## GIVEN TASK
Under this line sits a listing. Repeat exactly and only its lines from the one holding "Write a web" through the one holding "99.68, 99.78, 99.78, 99.89, 99.89, 100];"; skip pictures.

Dataset items:
>>>>>

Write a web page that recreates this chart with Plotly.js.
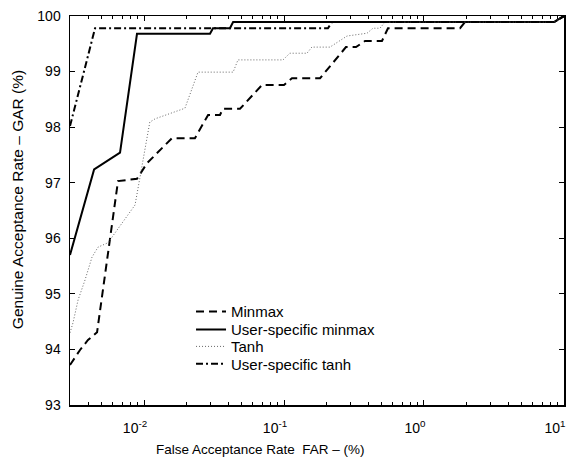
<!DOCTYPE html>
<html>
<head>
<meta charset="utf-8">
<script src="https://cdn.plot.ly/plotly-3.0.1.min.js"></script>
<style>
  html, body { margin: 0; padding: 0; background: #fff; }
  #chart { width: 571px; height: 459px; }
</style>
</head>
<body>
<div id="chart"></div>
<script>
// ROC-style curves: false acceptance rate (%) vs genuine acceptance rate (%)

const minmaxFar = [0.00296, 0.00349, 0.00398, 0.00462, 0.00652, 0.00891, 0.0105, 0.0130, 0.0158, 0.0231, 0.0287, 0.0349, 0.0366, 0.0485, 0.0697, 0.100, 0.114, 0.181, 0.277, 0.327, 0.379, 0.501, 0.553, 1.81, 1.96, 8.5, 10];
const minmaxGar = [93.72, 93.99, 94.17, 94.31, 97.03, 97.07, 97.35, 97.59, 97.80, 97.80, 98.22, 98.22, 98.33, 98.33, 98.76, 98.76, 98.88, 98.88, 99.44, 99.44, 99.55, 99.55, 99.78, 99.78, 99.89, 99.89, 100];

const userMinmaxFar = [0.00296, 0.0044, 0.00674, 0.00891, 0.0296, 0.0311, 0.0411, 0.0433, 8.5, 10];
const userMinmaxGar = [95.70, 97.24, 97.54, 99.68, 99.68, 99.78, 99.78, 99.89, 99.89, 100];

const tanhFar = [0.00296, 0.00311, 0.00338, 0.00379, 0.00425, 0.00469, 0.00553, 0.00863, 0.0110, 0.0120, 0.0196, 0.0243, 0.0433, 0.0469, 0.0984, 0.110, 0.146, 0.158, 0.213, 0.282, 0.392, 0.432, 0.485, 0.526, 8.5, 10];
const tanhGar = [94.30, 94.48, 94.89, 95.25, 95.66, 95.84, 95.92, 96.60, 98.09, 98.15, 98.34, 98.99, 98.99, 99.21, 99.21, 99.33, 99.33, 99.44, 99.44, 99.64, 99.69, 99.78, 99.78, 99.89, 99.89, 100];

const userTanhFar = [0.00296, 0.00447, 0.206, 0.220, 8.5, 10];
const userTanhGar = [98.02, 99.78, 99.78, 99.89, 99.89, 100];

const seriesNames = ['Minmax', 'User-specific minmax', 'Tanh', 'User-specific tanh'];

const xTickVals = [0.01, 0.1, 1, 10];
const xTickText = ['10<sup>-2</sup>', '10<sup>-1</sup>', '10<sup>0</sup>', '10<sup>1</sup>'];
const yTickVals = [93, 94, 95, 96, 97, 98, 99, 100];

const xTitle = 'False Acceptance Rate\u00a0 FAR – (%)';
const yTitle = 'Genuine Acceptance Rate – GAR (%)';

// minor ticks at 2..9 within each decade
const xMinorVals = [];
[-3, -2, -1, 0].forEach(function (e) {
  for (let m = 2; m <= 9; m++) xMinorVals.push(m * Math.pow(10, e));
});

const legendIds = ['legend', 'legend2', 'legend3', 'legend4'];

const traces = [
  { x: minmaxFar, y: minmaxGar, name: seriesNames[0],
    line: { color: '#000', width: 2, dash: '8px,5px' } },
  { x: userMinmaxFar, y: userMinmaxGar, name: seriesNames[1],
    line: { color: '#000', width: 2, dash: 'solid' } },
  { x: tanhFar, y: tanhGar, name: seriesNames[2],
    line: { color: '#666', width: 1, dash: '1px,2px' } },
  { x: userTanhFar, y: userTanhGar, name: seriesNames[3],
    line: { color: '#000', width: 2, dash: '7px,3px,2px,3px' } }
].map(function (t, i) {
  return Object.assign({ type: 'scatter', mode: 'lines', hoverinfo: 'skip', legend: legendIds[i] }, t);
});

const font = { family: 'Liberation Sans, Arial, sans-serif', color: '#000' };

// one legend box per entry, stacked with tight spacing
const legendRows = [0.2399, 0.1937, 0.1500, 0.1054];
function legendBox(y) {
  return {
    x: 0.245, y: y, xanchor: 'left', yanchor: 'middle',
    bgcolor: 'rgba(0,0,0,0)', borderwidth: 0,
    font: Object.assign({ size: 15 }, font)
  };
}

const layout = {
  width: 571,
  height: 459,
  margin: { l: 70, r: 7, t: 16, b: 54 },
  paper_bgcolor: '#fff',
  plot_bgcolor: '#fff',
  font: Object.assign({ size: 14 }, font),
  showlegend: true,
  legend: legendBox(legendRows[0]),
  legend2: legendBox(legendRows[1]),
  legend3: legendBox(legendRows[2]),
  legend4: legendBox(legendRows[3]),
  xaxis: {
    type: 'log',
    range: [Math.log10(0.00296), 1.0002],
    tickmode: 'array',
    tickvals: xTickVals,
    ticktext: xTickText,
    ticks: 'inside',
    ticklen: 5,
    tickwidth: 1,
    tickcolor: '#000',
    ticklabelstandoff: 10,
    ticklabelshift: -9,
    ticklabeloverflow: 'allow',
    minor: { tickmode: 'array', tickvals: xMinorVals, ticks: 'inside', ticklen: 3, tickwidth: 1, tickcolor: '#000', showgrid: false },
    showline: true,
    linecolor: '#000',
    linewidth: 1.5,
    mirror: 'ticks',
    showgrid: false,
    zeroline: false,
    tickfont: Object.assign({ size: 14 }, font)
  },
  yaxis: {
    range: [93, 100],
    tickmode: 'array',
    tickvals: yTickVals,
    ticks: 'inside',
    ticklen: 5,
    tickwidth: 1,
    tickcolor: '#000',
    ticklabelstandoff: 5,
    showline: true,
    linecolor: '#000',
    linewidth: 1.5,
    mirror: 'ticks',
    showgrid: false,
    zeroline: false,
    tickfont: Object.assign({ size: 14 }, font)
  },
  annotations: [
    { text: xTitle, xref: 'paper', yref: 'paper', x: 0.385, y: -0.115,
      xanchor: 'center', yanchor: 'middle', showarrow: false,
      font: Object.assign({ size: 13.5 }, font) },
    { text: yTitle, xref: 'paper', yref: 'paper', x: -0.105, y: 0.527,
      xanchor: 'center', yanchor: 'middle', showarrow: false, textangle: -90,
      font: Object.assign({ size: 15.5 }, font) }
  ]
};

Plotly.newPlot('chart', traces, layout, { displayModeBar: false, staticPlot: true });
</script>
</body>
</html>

<<<<<
>>>>>

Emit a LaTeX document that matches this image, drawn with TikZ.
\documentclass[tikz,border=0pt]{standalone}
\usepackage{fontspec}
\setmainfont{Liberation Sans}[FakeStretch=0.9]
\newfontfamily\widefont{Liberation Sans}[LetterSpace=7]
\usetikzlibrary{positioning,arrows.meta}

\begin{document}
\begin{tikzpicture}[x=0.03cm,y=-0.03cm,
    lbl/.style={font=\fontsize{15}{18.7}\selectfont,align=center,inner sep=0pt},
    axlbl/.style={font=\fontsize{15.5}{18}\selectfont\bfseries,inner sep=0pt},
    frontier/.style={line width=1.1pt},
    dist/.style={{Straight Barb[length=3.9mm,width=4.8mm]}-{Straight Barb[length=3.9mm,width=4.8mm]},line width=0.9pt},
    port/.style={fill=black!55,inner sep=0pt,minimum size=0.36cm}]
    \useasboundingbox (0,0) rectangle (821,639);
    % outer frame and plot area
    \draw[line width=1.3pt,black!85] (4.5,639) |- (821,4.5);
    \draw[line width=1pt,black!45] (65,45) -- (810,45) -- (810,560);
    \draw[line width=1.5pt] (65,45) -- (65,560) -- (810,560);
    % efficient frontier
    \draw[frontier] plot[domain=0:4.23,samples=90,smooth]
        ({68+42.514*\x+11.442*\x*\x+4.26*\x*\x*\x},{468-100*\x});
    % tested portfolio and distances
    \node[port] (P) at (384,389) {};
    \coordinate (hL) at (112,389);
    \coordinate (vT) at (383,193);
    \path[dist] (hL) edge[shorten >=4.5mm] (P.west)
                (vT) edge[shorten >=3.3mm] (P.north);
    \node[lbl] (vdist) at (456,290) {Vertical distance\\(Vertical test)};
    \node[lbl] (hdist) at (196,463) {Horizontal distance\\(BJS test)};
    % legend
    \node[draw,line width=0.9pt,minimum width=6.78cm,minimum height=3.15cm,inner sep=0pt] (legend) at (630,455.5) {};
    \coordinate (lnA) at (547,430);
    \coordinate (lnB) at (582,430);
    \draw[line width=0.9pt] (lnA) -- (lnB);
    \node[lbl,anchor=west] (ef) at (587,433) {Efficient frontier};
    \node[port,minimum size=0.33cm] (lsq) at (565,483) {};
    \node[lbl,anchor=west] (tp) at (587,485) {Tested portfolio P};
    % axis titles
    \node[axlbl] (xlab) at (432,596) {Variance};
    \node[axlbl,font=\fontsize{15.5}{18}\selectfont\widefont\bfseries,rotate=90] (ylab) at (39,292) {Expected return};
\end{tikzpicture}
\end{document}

<<<<<
>>>>>

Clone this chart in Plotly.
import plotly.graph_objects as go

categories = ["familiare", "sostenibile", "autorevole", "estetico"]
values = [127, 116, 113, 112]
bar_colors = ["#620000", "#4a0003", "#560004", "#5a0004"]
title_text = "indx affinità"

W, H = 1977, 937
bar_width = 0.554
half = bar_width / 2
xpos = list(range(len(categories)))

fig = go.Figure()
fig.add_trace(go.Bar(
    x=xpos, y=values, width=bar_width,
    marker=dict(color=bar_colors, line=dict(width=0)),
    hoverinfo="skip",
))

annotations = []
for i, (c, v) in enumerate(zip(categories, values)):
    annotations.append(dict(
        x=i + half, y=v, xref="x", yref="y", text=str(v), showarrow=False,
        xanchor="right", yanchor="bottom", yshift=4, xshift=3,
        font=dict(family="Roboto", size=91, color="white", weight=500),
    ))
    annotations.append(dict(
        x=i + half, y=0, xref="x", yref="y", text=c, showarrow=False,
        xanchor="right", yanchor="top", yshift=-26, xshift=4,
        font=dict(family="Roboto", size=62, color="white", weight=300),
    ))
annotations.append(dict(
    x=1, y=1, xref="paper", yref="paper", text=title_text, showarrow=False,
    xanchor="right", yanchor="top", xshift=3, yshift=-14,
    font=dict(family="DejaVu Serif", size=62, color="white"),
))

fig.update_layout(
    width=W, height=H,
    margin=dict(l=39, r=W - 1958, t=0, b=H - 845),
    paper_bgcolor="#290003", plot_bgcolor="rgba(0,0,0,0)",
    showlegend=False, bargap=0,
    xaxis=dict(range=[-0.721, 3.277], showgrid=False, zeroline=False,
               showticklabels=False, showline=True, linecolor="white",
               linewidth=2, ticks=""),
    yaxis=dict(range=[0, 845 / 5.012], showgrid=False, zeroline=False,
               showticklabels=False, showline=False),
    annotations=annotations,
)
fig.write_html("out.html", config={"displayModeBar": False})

<<<<<

## FULL RESPONSE
Write a web page that recreates this chart with Plotly.js.
<!DOCTYPE html>
<html>
<head>
<meta charset="utf-8">
<script src="https://cdn.plot.ly/plotly-3.0.1.min.js"></script>
<style>
  html, body { margin: 0; padding: 0; background: #fff; }
  #chart { width: 571px; height: 459px; }
</style>
</head>
<body>
<div id="chart"></div>
<script>
// ROC-style curves: false acceptance rate (%) vs genuine acceptance rate (%)

const minmaxFar = [0.00296, 0.00349, 0.00398, 0.00462, 0.00652, 0.00891, 0.0105, 0.0130, 0.0158, 0.0231, 0.0287, 0.0349, 0.0366, 0.0485, 0.0697, 0.100, 0.114, 0.181, 0.277, 0.327, 0.379, 0.501, 0.553, 1.81, 1.96, 8.5, 10];
const minmaxGar = [93.72, 93.99, 94.17, 94.31, 97.03, 97.07, 97.35, 97.59, 97.80, 97.80, 98.22, 98.22, 98.33, 98.33, 98.76, 98.76, 98.88, 98.88, 99.44, 99.44, 99.55, 99.55, 99.78, 99.78, 99.89, 99.89, 100];

const userMinmaxFar = [0.00296, 0.0044, 0.00674, 0.00891, 0.0296, 0.0311, 0.0411, 0.0433, 8.5, 10];
const userMinmaxGar = [95.70, 97.24, 97.54, 99.68, 99.68, 99.78, 99.78, 99.89, 99.89, 100];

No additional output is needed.